This chapter’s question: Does natural selection or genetic drift play a larger role in the origin of species?
A lovely table directly from the book summarizes definitions nicely (p. 384):
- Selection
- Direct: direct natural selection for reproductive isolation. Direct selection characterizes models of sympatric speciation and reinforcement. — Definitely not ubiquitous, especially in allopatric speciation.
- Indirect: Reproductive isolation arises as a pleiotrophic side effect of natural or sexual selection. –Probably more common than direct.
- Primary: Selection acts on a character and the same character ultimately causes reproductive isolation
- Secondary: Selection acts on a character and the genes involved pleiotrophically affect another character that ultimately causes reproductive isolation.
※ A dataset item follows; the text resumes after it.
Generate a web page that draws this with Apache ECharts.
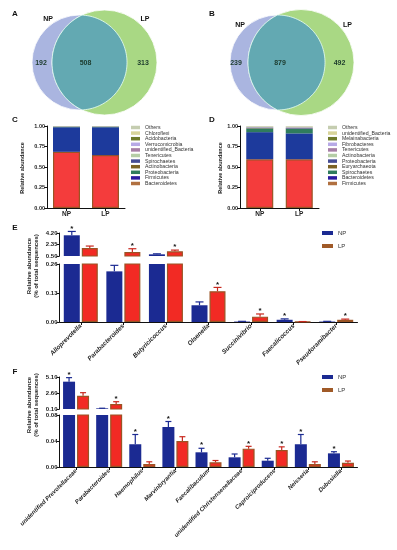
<!DOCTYPE html>
<html><head><meta charset="utf-8">
<script src="https://cdn.jsdelivr.net/npm/echarts/dist/echarts.min.js"></script>
<style>html,body{margin:0;padding:0;background:#fff}#c{width:397px;height:550px}</style>
</head><body><div id="c"></div>
<script>
// ---------- DATA ----------
const vennSets = ['NP', 'LP'];
const vennACounts = [192, 508, 313];   // NP only, shared, LP only
const vennBCounts = [239, 879, 492];

const groups = ['NP', 'LP'];
// Panel C (bottom -> top of stack)
const cPhyla = ['Bacteroidetes','Firmicutes','Proteobacteria','Actinobacteria','Spirochaetes','Tenericutes','unidentified_Bacteria','Verrucomicrobia','Acidobacteria','Chloroflexi','Others'];
const cNP = [0.685, 0.300, 0.006, 0.002, 0.001, 0.001, 0.001, 0.001, 0.0005, 0.0005, 0.002];
const cLP = [0.645, 0.340, 0.006, 0.002, 0.001, 0.001, 0.001, 0.001, 0.0005, 0.0005, 0.002];
// Panel D (bottom -> top of stack)
const dPhyla = ['Firmicutes','Bacteroidetes','Spirochaetes','Euryarchaeota','Proteobacteria','Actinobacteria','Tenericutes','Fibrobacteres','Melainabacteria','unidentified_Bacteria','Others'];
const dNP = [0.595, 0.330, 0.045, 0.004, 0.006, 0.003, 0.004, 0.002, 0.002, 0.003, 0.006];
const dLP = [0.595, 0.315, 0.055, 0.004, 0.008, 0.004, 0.004, 0.002, 0.002, 0.004, 0.007];
const stackTicks = [0, 0.25, 0.5, 0.75, 1.0];

// Panel E
const eCats = ['Alloprevotella','Parabacteroides','Butyricicoccus','Olsenella','Succinivibrio','Faecalicoccus','Pseudoramibacter'];
const eNP = [3.83, 0.227, 0.77, 0.075, 0.002, 0.010, 0.002];
const eNPerr = [4.45, 0.254, 0.85, 0.090, 0.003, 0.014, 0.003];
const eLP = [1.79, 1.14, 1.25, 0.138, 0.024, 0.001, 0.010];
const eLPerr = [2.10, 1.67, 1.45, 0.155, 0.036, 0.002, 0.013];
const eNPstar = [1,0,0,0,0,1,0];
const eLPstar = [0,1,1,1,1,0,1];
const eTopTicks = [0.50, 2.35, 4.20];
const eBotTicks = [0.00, 0.13, 0.26];

// Panel F
const fCats = ['unidentified Prevotellaceae','Parabacteroides','Haemophilus','Marvinbryantia','Faecalibaculum','unidentified Christensenellaceae','Caproiciproducens','Neisseria','Dubosiella'];
const fNP = [4.37, 0.20, 0.035, 0.0615, 0.0226, 0.0149, 0.0097, 0.035, 0.021];
const fNPerr = [5.00, 0.22, 0.050, 0.070, 0.0288, 0.020, 0.0134, 0.050, 0.0235];
const fLP = [2.18, 0.88, 0.0046, 0.040, 0.0072, 0.0282, 0.026, 0.0046, 0.0066];
const fLPerr = [2.65, 1.24, 0.008, 0.0466, 0.010, 0.0318, 0.031, 0.008, 0.0092];
const fNPstar = [1,0,1,1,1,0,0,1,1];
const fLPstar = [0,1,0,0,0,1,1,0,0];
const fTopTicks = [0.10, 2.60, 5.10];
const fBotTicks = [0.00, 0.04, 0.08];

// ---------- STYLE ----------
const FONT = 'Liberation Sans';
const legendPalette = ['#b07040','#2a1aa0','#2f7c5d','#7b6225','#454c94','#b5cda6','#a67ea6','#b7a9e6','#6e7a2a','#d8d49a','#c5cdb0'];
const barPalette = ['#f43c3c','#1d3a9c','#2f7c5d','#7b6225','#454c94','#b5cda6','#a67ea6','#b7a9e6','#6e7a2a','#d8d49a','#c5cdb0'];
const NPcol = '#1b2a92', LPcol = '#f22a24', LPborder = '#9a5424', LPleg = '#a05a28';

const chart = echarts.init(document.getElementById('c'), null, {renderer: 'canvas'});

const grids = [
  {left: 47, top: 126, width: 78, height: 82},
  {left: 240, top: 126, width: 79, height: 82},
  {left: 59.5, top: 233, width: 298, height: 23},
  {left: 59.5, top: 264, width: 298, height: 58},
  {left: 59.5, top: 377, width: 298, height: 32},
  {left: 59.5, top: 415, width: 298, height: 52}
];

const axisLine = {show: true, lineStyle: {color: '#111', width: 1}};
const axisTick = {show: true, length: 3, lineStyle: {color: '#111', width: 1}};
function yAx(gi, min, max, ticks, fs) {
  const interval = +(ticks[1] - ticks[0]).toFixed(4);
  return {type: 'value', gridIndex: gi, min: min, max: max, interval: interval,
    axisLine: axisLine, axisTick: axisTick, splitLine: {show: false},
    axisLabel: {fontFamily: FONT, fontSize: fs, fontWeight: 'bold', color: '#222', margin: 2,
      formatter: v => v.toFixed(2)}};
}
function xCat(gi, cats, show, rot, fs, italic) {
  return {type: 'category', gridIndex: gi, data: cats, show: show,
    axisLine: axisLine, axisTick: Object.assign({alignWithLabel: true}, axisTick),
    axisLabel: {fontFamily: FONT, fontSize: fs, fontWeight: 'bold', fontStyle: italic ? 'italic' : 'normal',
      color: '#222', rotate: rot, margin: 3, interval: 0}};
}

const xAxes = [
  xCat(0, groups, true, 0, 6.5, false),
  xCat(1, groups, true, 0, 6.5, false),
  xCat(2, eCats, false, 45, 6.3, true),
  xCat(3, eCats, true, 45, 6.3, true),
  xCat(4, fCats, false, 45, 6, true),
  xCat(5, fCats, true, 45, 6, true)
];
const yAxes = [
  yAx(0, 0, 1, stackTicks, 5.5),
  yAx(1, 0, 1, stackTicks, 5.5),
  yAx(2, eTopTicks[0], eTopTicks[2], eTopTicks, 6),
  yAx(3, eBotTicks[0], eBotTicks[2], eBotTicks, 6),
  yAx(4, fTopTicks[0], fTopTicks[2], fTopTicks, 6),
  yAx(5, fBotTicks[0], fBotTicks[2], fBotTicks, 6)
];

const series = [];
cPhyla.forEach((p, i) => {
  series.push({type: 'bar', name: p, stack: 'c', xAxisIndex: 0, yAxisIndex: 0, barWidth: 27,
    data: [cNP[i], cLP[i]],
    itemStyle: i === 0 ? {color: barPalette[0], borderColor: LPborder, borderWidth: 1.2} : {color: barPalette[i]}});
});
dPhyla.forEach((p, i) => {
  series.push({type: 'bar', name: p, stack: 'd', xAxisIndex: 1, yAxisIndex: 1, barWidth: 27,
    data: [dNP[i], dLP[i]],
    itemStyle: i === 0 ? {color: barPalette[0], borderColor: LPborder, borderWidth: 1.2} : {color: barPalette[i]}});
});

function barPair(ai, np, lp, bw, gap) {
  series.push({type: 'bar', name: 'NP', xAxisIndex: ai, yAxisIndex: ai, barWidth: bw, barGap: gap,
    clip: true, data: np, itemStyle: {color: NPcol}});
  series.push({type: 'bar', name: 'LP', xAxisIndex: ai, yAxisIndex: ai, barWidth: bw, barGap: gap,
    clip: true, data: lp, itemStyle: {color: LPcol, borderColor: LPborder, borderWidth: 1.2}});
}
function errBars(ai, vals, errs, stars, sign, bw, gapPx, color, lo, hi) {
  series.push({type: 'custom', xAxisIndex: ai, yAxisIndex: ai, clip: false, silent: true, z: 5,
    data: vals.map((v, i) => [i, v, errs[i], stars[i]]),
    encode: {x: 0, y: [1, 2]},
    renderItem: (params, api) => {
      const i = api.value(0), v = api.value(1), e = api.value(2), s = api.value(3);
      if (v < lo || v > hi) return;
      const p0 = api.coord([i, v]), p1 = api.coord([i, e]);
      const x = p0[0] + sign * (bw + gapPx) / 2;
      const cap = bw * 0.5;
      const ch = [
        {type: 'line', shape: {x1: x, y1: p0[1], x2: x, y2: p1[1]}, style: {stroke: color, lineWidth: 1.2}},
        {type: 'line', shape: {x1: x - cap / 2, y1: p1[1], x2: x + cap / 2, y2: p1[1]}, style: {stroke: color, lineWidth: 1.2}}
      ];
      if (s) ch.push({type: 'text', x: x, y: p1[1] + 1, style: {text: '*', fill: '#111', font: 'bold 8px ' + FONT, align: 'center', verticalAlign: 'bottom'}});
      return {type: 'group', children: ch};
    }});
}
const eBW = 16, eGap = 2, fBW = 12, fGap = 2;
barPair(2, eNP, eLP, eBW, (eGap / eBW * 100) + '%');
barPair(3, eNP, eLP, eBW, (eGap / eBW * 100) + '%');
barPair(4, fNP, fLP, fBW, (fGap / fBW * 100) + '%');
barPair(5, fNP, fLP, fBW, (fGap / fBW * 100) + '%');
errBars(2, eNP, eNPerr, eNPstar, -1, eBW, eGap, NPcol, eTopTicks[0], Infinity);
errBars(2, eLP, eLPerr, eLPstar, 1, eBW, eGap, '#c8281e', eTopTicks[0], Infinity);
errBars(3, eNP, eNPerr, eNPstar, -1, eBW, eGap, NPcol, -Infinity, eBotTicks[2]);
errBars(3, eLP, eLPerr, eLPstar, 1, eBW, eGap, '#c8281e', -Infinity, eBotTicks[2]);
errBars(4, fNP, fNPerr, fNPstar, -1, fBW, fGap, NPcol, fTopTicks[0], Infinity);
errBars(4, fLP, fLPerr, fLPstar, 1, fBW, fGap, '#c8281e', fTopTicks[0], Infinity);
errBars(5, fNP, fNPerr, fNPstar, -1, fBW, fGap, NPcol, -Infinity, fBotTicks[2]);
errBars(5, fLP, fLPerr, fLPstar, 1, fBW, fGap, '#c8281e', -Infinity, fBotTicks[2]);

function stackLegend(left, names) {
  const rev = names.slice().reverse();
  return {orient: 'vertical', left: left, top: 125, icon: 'rect', itemWidth: 9, itemHeight: 3.5, itemGap: 0.6,
    selectedMode: false, padding: 0,
    textStyle: {fontFamily: FONT, fontSize: 5.2, color: '#333', lineHeight: 5},
    data: rev.map((n) => ({name: n, itemStyle: {color: legendPalette[names.indexOf(n)], borderWidth: 0}}))};
}
function npLegend(top) {
  return {orient: 'vertical', left: 322, top: top, icon: 'rect', itemWidth: 11, itemHeight: 4, itemGap: 7,
    selectedMode: false, padding: 0,
    textStyle: {fontFamily: FONT, fontSize: 6, color: '#333'},
    data: [{name: 'NP', itemStyle: {color: NPcol, borderWidth: 0}}, {name: 'LP', itemStyle: {color: LPleg, borderWidth: 0}}]};
}

// Venn helpers: lens as a polygon traced along both circle arcs
function lensPoints(cx1, r1, cx2, r2, cy) {
  const d = cx2 - cx1;
  const a = (r1 * r1 - r2 * r2 + d * d) / (2 * d);
  const h = Math.sqrt(r1 * r1 - a * a);
  const t1 = Math.atan2(h, a);
  const t2 = Math.atan2(h, a - d);
  const pts = [];
  const N = 80;
  for (let k = 0; k <= N; k++) {
    const t = -t1 + (2 * t1) * k / N;
    pts.push([cx1 + r1 * Math.cos(t), cy + r1 * Math.sin(t)]);
  }
  for (let k = 0; k <= N; k++) {
    const t = t2 + (2 * Math.PI - 2 * t2) * k / N;
    pts.push([cx2 + r2 * Math.cos(t), cy + r2 * Math.sin(t)]);
  }
  return pts;
}
function venn(cx1, r1, cx2, r2, cy, counts, xs) {
  const els = [
    {type: 'circle', shape: {cx: cx1, cy: cy, r: r1}, style: {fill: '#aab5e0', stroke: '#ffffff', lineWidth: 0.8}},
    {type: 'circle', shape: {cx: cx2, cy: cy, r: r2}, style: {fill: '#a9d884', stroke: '#ffffff', lineWidth: 0.8}},
    {type: 'polygon', shape: {points: lensPoints(cx1, r1, cx2, r2, cy)}, style: {fill: '#63a9b2', stroke: '#eafff5', lineWidth: 0.8}}
  ];
  counts.forEach((c, i) => els.push({type: 'text', x: xs[i], y: cy + 1, style: {text: String(c), font: 'bold 7px ' + FONT, fill: '#1c3a2c', align: 'center', verticalAlign: 'middle'}}));
  return els;
}
function label(t, x, y, size) {
  return {type: 'text', x: x, y: y, style: {text: t, font: 'bold ' + (size || 8) + 'px ' + FONT, fill: '#111', align: 'center', verticalAlign: 'middle'}};
}
function vname(t, x, y, fs) {
  return {type: 'text', x: x, y: y, rotation: Math.PI / 2, style: {text: t, font: 'bold ' + fs + 'px ' + FONT, fill: '#222', align: 'center', verticalAlign: 'middle', lineHeight: fs + 1}};
}

const graphics = [].concat(
  venn(79.5, 47.5, 104.5, 52.5, 62.5, vennACounts, [41, 85.5, 143]),
  venn(277.5, 47.5, 301, 53, 62.5, vennBCounts, [236, 280, 339.5]),
  [
    label(vennSets[0], 48, 19.5, 7), label(vennSets[1], 145, 19.5, 7),
    label(vennSets[0], 240, 25, 7), label(vennSets[1], 347.5, 25, 7),
    label('A', 15, 13.5), label('B', 212, 13.5), label('C', 15, 120), label('D', 212, 120),
    label('E', 15, 228), label('F', 15, 372),
    vname('Relative abundance', 22, 168, 5.5),
    vname('Relative abundance', 220, 168, 5.5),
    vname('Relative abundance\n(% of total sequences)', 33, 266, 6),
    vname('Relative abundance\n(% of total sequences)', 33, 405, 6)
  ]
);

chart.setOption({
  animation: false,
  backgroundColor: '#ffffff',
  textStyle: {fontFamily: FONT},
  grid: grids,
  xAxis: xAxes,
  yAxis: yAxes,
  legend: [stackLegend(131, cPhyla), stackLegend(328, dPhyla), npLegend(230), npLegend(374)],
  series: series,
  graphic: graphics
});
</script></body></html>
- Tertiary: Selection acts on a character and the linked genes that hitchhike along with those under selection ultimately cause reproductive isolation.
- Genetic Drift
- Neutral: reproductive isolation results from genes whose divergence was strictly or nearly neutral. Further explanation later in chapter: all alleles are equally fit and selection acts only in those rare instances when alleles that differ by two mutational steps segregate together in a population. Males and females that differ by 0 or 1 steps can interbreed, but those that differ by 2+ steps cannot. – Probably not common
- Peak shift: Reproductive isolation involves a period of maladaptive evolution, during which genetic drift must overcome selection. This class of model often involves founder-effects
Conclusions: Selection plays a much larger role in speciation than does drift. Firm evidence for genetic drift speciation is very rare and direct laboratory tests provide little or no support for founder-effect speciation. This makes sense for me. The modern theory of evolution *is* called evolution by natural selection, after all. It seems that natural selection would be much stronger and more common than genetic drift.